Aimed at addressing healthcare challenges in Cold Lake and across the region, the session provided a platform for attendees to voice their concerns, propose solutions, and actively contribute to shaping the future of healthcare in Alberta. 

The event took place from 9 a.m. to 11 a.m. on March 7 and kicked off with Bonnyville-Cold Lake-St. Paul MLA Scott Cyr expressing his gratitude for the impressive turnout, emphasizing the significance of community input in shaping governmental decisions.  

“Wow, what a great turnout. Thank you everybody for coming in and putting in your input,” he said. “This is one of those things that I can take pride in, that we’re actually out there listening to our front lines, our citizens and our municipal leaders.” 

Following Cyr’s opening remarks, Alberta’s Minister of Health, Adriana LaGrange, conveyed her sincere apologies for not being able to attend in person while being shown in a pre-recorded video. She assured attendees that their input would be carefully reviewed.  
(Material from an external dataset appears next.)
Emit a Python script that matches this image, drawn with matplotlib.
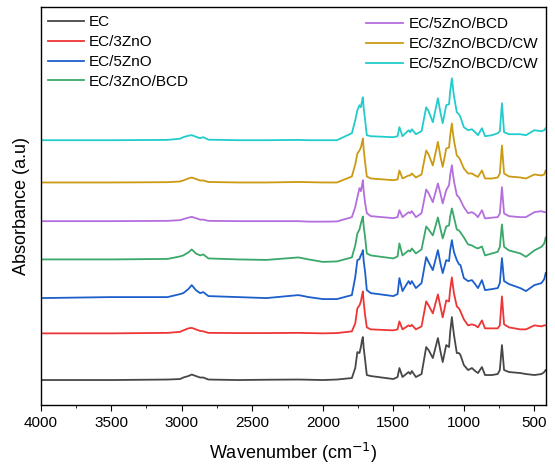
import matplotlib
matplotlib.use("Agg")
from matplotlib import pyplot as plt
import numpy as np

plt.rcParams['font.family'] = ['Liberation Sans', 'DejaVu Sans']

wn = [4000, 3500, 3100, 3012, 2989, 2953, 2929, 2900, 2870, 2847, 2811, 2600,
      2400, 2173, 2100, 2000, 1900, 1794, 1770, 1755, 1740, 1730, 1722, 1716,
      1710, 1700, 1688, 1660, 1500, 1470, 1457, 1435, 1392, 1380, 1369, 1340,
      1300, 1267, 1250, 1220, 1184, 1165, 1150, 1125, 1105, 1097, 1085, 1078,
      1070, 1050, 1035, 1024, 1000, 970, 943, 920, 900, 872, 850, 800, 760,
      745, 730, 715, 680, 600, 560, 500, 450, 430, 420]

ec = [0, 0, 0.5, 1, 2.5, 4, 5.5, 4, 2.5, 2.5, 0.5, 0,
      0.3, 0.5, 0.3, 0, 0.5, 2, 12, 28, 27, 33, 40, 43,
      32, 20, 5, 4, 1, 3, 12, 3, 8, 6, 9, 3,
      6, 33, 30, 22, 42, 28, 18, 35, 33, 48, 63, 54,
      45, 27, 27, 25, 15, 10, 12, 9, 7, 13, 5, 5, 6,
      10, 35, 10, 8, 7, 6, 5, 6, 8, 10]

ec_3zno = [0, 0, 0.5, 1.5, 3, 5, 5.5, 4, 2.5, 2, 0.5, 0.3,
           0.3, 0.5, 0.3, 0, 0.3, 2, 10, 25, 28, 32, 38, 42,
           31, 18, 6, 4, 3, 4, 12, 4, 8, 7, 8.5, 4,
           7, 32, 28, 20, 39, 26, 16, 33, 32, 44, 56, 48,
           40, 27, 25, 22, 14, 8, 9, 8, 6, 13, 5, 5, 5,
           8, 37, 9, 6, 4, 4, 8, 7, 8, 8]

ec_5zno = [-1, 0, 0, 3, 4, 8, 12, 7, 4, 5, 1, 0,
           -1, 2, 0, -2, -2, 2, 20, 37, 38, 42, 44, 47,
           36, 25, 7, 4, 1, 3, 19, 6, 16, 13, 16, 9,
           14, 40, 35, 27, 47, 33, 24, 37, 36, 47, 57, 51,
           45, 37, 33, 32, 19, 16, 17, 13, 9, 17, 7, 8, 9,
           14, 39, 16, 13, 9, 6, 12, 14, 18, 24]

ec_3zno_bcd = [0, 0, 0.5, 3, 4, 7, 10, 6, 4, 5, 1, 0,
               -0.5, 2, 0, -2.5, -2, 2, 14, 26, 30, 36, 40, 43,
               33, 22, 6, 4, 1, 3, 16, 4, 9, 8, 11, 6,
               10, 33, 30, 24, 42, 30, 21, 33, 34, 43, 51, 47,
               42, 30, 29, 27, 22, 15, 14, 12, 11, 13, 4, 6, 7.6,
               12.6, 35, 12.6, 9, 6, 2.6, 9, 12.6, 16, 22]

ec_5zno_bcd = [0, 0, 0.3, 1, 2, 3.5, 4.3, 3, 1.5, 1.5, 0.3, 0,
               0, 0, -0.5, -0.5, -0.3, 4, 14, 24, 33, 30, 36, 41,
               30, 18, 8, 5, 3, 4, 11, 4, 9, 8, 10, 4,
               8, 31.7, 28, 19, 37.7, 27, 17.7, 31, 36, 46, 56, 48,
               40, 26, 24, 21, 14, 8, 9, 7, 4, 11, 2.7, 3.5, 4,
               7.7, 34, 7.7, 5, 4, 4, 9, 10, 9, 9]

ec_3zno_bcd_cw = [0, 0, 0.3, 1, 2, 4, 5, 3.5, 2, 2, 0.5, 0,
                  0, 0.5, 0.3, 0, 0, 6, 18, 29, 32, 35, 40, 44,
                  33, 20, 6, 4, 2.3, 3, 12, 4, 7, 7, 9, 5,
                  8, 32, 28, 17, 40.6, 25, 15.6, 34, 35, 47, 59, 50,
                  42, 27, 25, 22, 14, 9, 9, 7, 5.6, 12, 4, 4, 5,
                  9, 37, 9, 6, 5, 4, 8, 7, 8, 12]

ec_5zno_bcd_cw = [0, 0, 0.3, 1.5, 3, 4.5, 5, 3.5, 2, 3, 0.5, 0,
                  0, 0.3, 0, 0, 0, 7, 20, 30, 35, 33, 39, 43,
                  32, 20, 5, 4, 3, 4, 13, 4, 10, 8, 11, 6,
                  9, 33, 29, 18, 42, 27, 17, 35, 36, 49, 62, 53,
                  44, 28, 26, 23, 13, 10, 11, 8, 5, 12, 4, 5, 7,
                  9, 37, 8, 6, 6, 5, 10, 9, 10, 12]

labels = ["EC", "EC/3ZnO", "EC/5ZnO", "EC/3ZnO/BCD",
          "EC/5ZnO/BCD", "EC/3ZnO/BCD/CW", "EC/5ZnO/BCD/CW"]
spectra = [ec, ec_3zno, ec_5zno, ec_3zno_bcd,
           ec_5zno_bcd, ec_3zno_bcd_cw, ec_5zno_bcd_cw]
# vertical stacking shift of each spectrum
offsets = [25, 71.7, 108, 145.7, 184, 222.7, 265]
colours = ["#474747", "#ee3535", "#1c5fcb", "#3aa86a",
           "#b46ede", "#cc9a12", "#22cccc"]

fig = plt.figure(figsize=(5.55, 4.65), dpi=100)
ax = fig.add_axes([0.0733, 0.129, 0.9099, 0.8553])

lines = []
for y, off, c, lab in zip(spectra, offsets, colours, labels):
    ln, = ax.plot(wn, np.array(y) + off, color=c, lw=1.3, label=lab)
    lines.append(ln)

ax.set_xlim(4000, 420)
ax.set_ylim(0, 398)
ax.set_xticks([4000, 3500, 3000, 2500, 2000, 1500, 1000, 500])
ax.set_xticks(np.arange(3750, 400, -500), minor=True)
ax.set_yticks([])
ax.tick_params(axis="x", which="major", direction="out", length=4,
               labelsize=11, pad=4)
ax.tick_params(axis="x", which="minor", direction="out", length=2.5)
for s in ax.spines.values():
    s.set_linewidth(1.0)

ax.set_xlabel("Wavenumber (cm$^{-1}$)", fontsize=13, labelpad=8)
ax.set_ylabel("Absorbance (a.u)", fontsize=13, labelpad=8)

leg1 = ax.legend(handles=lines[:4], loc="upper left", frameon=False,
                 fontsize=11, handlelength=2.4, handletextpad=0.3,
                 labelspacing=0.38, borderaxespad=0.0,
                 bbox_to_anchor=(0.002, 0.995))
ax.add_artist(leg1)
ax.legend(handles=lines[4:], loc="upper right", frameon=False,
          fontsize=11, handlelength=2.4, handletextpad=0.35,
          labelspacing=0.38, borderaxespad=0.0,
          bbox_to_anchor=(0.997, 0.99))

fig.savefig("out.png", dpi=100)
LaGrange emphasized the importance of the sessions in dissecting the current healthcare system, identifying its strengths and weaknesses, and exploring avenues for improvement.  
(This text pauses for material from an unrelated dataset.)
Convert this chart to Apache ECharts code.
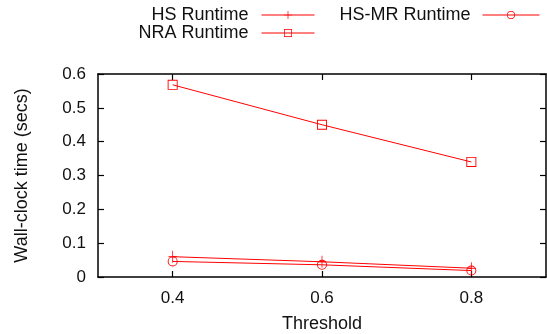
<!DOCTYPE html>
<html><head><meta charset="utf-8">
<script src="https://cdn.jsdelivr.net/npm/echarts@6/dist/echarts.min.js"></script>
<style>html,body{margin:0;padding:0;background:#fff}#c{width:547px;height:334px}</style>
</head><body><div id="c"></div>
<script>
var thresholds = [0.4, 0.6, 0.8];
var hsRuntime = [0.060, 0.045, 0.026];
var hsmrRuntime = [0.046, 0.036, 0.019];
var nraRuntime = [0.568, 0.450, 0.340];
var xTicks = [0.4, 0.6, 0.8];
var yTicks = [0, 0.1, 0.2, 0.3, 0.4, 0.5, 0.6];

function pairs(v){ return thresholds.map(function(t,i){ return [t, v[i]]; }); }
var font = 'Liberation Sans, Arial, sans-serif';
var plus = 'path://M4.55,0h0.9v12h-0.9zM0,5.55h10v0.9h-10z';
var square = 'path://M0,0h10v10h-10zM0.9,0.9v8.2h8.2v-8.2z';
var ring = 'path://M5,0A5,5 0 1 1 5,10A5,5 0 1 1 5,0ZM5,0.9A4.1,4.1 0 1 0 5,9.1A4.1,4.1 0 1 0 5,0.9Z';
var base = {type:'line', lineStyle:{color:'#ff0000', width:1}, itemStyle:{color:'#ff0000', borderWidth:0}, color:'#ff0000', symbolKeepAspect:true, animation:false, z:3};
var chart = echarts.init(document.getElementById('c'));
var xa = {type:'value', min:0.3, max:0.9, splitLine:{show:false}, axisLine:{show:true, onZero:false, lineStyle:{color:'#000', width:1.5}},
  axisTick:{inside:true, length:6, customValues:xTicks, lineStyle:{color:'#000', width:1.2}},
  axisLabel:{customValues:xTicks, color:'#111', fontSize:17, fontFamily:font, margin:13, formatter:function(v){return v.toFixed(1);}}};
var ya = {type:'value', min:0, max:0.6, interval:0.1, splitLine:{show:false}, axisLine:{show:true, lineStyle:{color:'#000', width:1.5}},
  axisTick:{inside:true, length:6, lineStyle:{color:'#000', width:1.2}},
  axisLabel:{color:'#111', fontSize:17, fontFamily:font, margin:12, formatter:function(v){return v===0?'0':v.toFixed(1);}}};
var legText = {fontSize:18, fontFamily:font, color:'#111', lineHeight:18, padding:[0,8,0,0]};
chart.setOption({
  animation:false,
  grid:{left:98, right:1, top:74, bottom:57, containLabel:false, outerBoundsMode:'none'},
  legend:[
    {data:['HS Runtime','NRA Runtime'], orient:'vertical', right:227, top:1, align:'right', itemGap:0, itemWidth:53, itemHeight:10,
     lineStyle:{width:1},
     textStyle:Object.assign({}, legText, {width:130, align:'right'})},
    {data:['HS-MR Runtime'], orient:'vertical', right:2, top:1, align:'right', itemWidth:57, itemHeight:10,
     lineStyle:{width:1},
     textStyle:Object.assign({}, legText, {padding:[0,7,0,0]})}
  ],
  xAxis:[Object.assign({}, xa, {position:'bottom', name:'Threshold', nameLocation:'middle', nameGap:38, nameTextStyle:{fontSize:18, fontFamily:font, color:'#111'}}),
         Object.assign({}, xa, {position:'top', axisLabel:{show:false}})],
  yAxis:[Object.assign({}, ya, {position:'left', name:'Wall-clock time (secs)', nameLocation:'middle', nameGap:67, nameTextStyle:{fontSize:18, fontFamily:font, color:'#111'}}),
         Object.assign({}, ya, {position:'right', axisLabel:{show:false}})],
  series:[
    Object.assign({}, base, {name:'HS Runtime', data:pairs(hsRuntime), symbol:plus, symbolSize:[10,12]}),
    Object.assign({}, base, {name:'HS-MR Runtime', data:pairs(hsmrRuntime), symbol:ring, symbolSize:10}),
    Object.assign({}, base, {name:'NRA Runtime', data:pairs(nraRuntime), symbol:square, symbolSize:10})
  ]
});
</script></body></html>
“The future of healthcare really is in your hands,” she said, highlighting the critical role of frontline healthcare workers and community members in driving meaningful change. 

Chris Bordeaux, an executive director with AHS, delved into the many parts of the healthcare landscape, shedding light on the challenges faced by the existing system. Bordeaux outlined the fragmented nature of healthcare delivery and emphasized the need for a more coordinated approach to address pressing issues such as overburdened acute care facilities and long wait times for essential services. 
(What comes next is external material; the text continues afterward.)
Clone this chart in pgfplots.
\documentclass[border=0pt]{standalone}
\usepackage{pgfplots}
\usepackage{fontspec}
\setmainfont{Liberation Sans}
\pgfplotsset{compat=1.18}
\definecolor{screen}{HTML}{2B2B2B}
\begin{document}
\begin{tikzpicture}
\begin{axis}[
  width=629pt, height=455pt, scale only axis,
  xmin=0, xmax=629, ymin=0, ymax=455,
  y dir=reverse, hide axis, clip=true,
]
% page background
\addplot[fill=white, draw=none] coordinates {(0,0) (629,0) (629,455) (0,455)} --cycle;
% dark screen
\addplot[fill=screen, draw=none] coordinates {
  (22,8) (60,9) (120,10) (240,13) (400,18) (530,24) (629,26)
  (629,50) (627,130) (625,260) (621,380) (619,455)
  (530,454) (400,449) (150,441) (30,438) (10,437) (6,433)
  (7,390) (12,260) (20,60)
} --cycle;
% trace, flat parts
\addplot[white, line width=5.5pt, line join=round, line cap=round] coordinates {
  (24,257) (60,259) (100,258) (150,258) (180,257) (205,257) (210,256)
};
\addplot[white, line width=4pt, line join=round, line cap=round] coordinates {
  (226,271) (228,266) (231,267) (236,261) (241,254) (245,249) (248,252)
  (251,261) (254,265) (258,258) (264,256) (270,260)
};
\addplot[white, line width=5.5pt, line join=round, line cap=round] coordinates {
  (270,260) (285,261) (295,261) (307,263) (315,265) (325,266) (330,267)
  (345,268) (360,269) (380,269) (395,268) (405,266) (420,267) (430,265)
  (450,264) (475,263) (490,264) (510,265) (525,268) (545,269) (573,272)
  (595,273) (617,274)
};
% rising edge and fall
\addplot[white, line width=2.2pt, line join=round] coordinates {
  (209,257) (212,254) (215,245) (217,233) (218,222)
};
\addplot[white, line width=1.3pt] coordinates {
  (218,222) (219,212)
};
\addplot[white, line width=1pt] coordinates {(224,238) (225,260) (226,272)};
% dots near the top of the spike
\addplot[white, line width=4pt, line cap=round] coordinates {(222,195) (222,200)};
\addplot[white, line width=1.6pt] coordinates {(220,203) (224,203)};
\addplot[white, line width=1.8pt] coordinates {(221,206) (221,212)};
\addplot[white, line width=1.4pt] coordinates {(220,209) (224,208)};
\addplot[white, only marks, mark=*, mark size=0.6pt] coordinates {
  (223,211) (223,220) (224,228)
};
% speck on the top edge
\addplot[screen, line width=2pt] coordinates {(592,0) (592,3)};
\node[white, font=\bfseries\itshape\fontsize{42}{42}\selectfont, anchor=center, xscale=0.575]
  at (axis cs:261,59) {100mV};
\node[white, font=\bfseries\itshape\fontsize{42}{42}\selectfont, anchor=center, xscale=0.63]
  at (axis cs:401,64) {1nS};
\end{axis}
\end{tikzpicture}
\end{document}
“There’s just a lot of pressure there that we need to address, which is what we’re hoping to do with the changes that we’re making. So right now, Alberta’s budget – the budget just came out last week – I believe we’re in sort of the $25 billion range for Alberta for healthcare in the province.” He added, AHS gets about $16 billion of that. 

“With a lot of money invested, we know that the outcomes just are not where we need them to be,” Bordeaux explained. “That’s one of the reasons why we’re doing what we’re doing.”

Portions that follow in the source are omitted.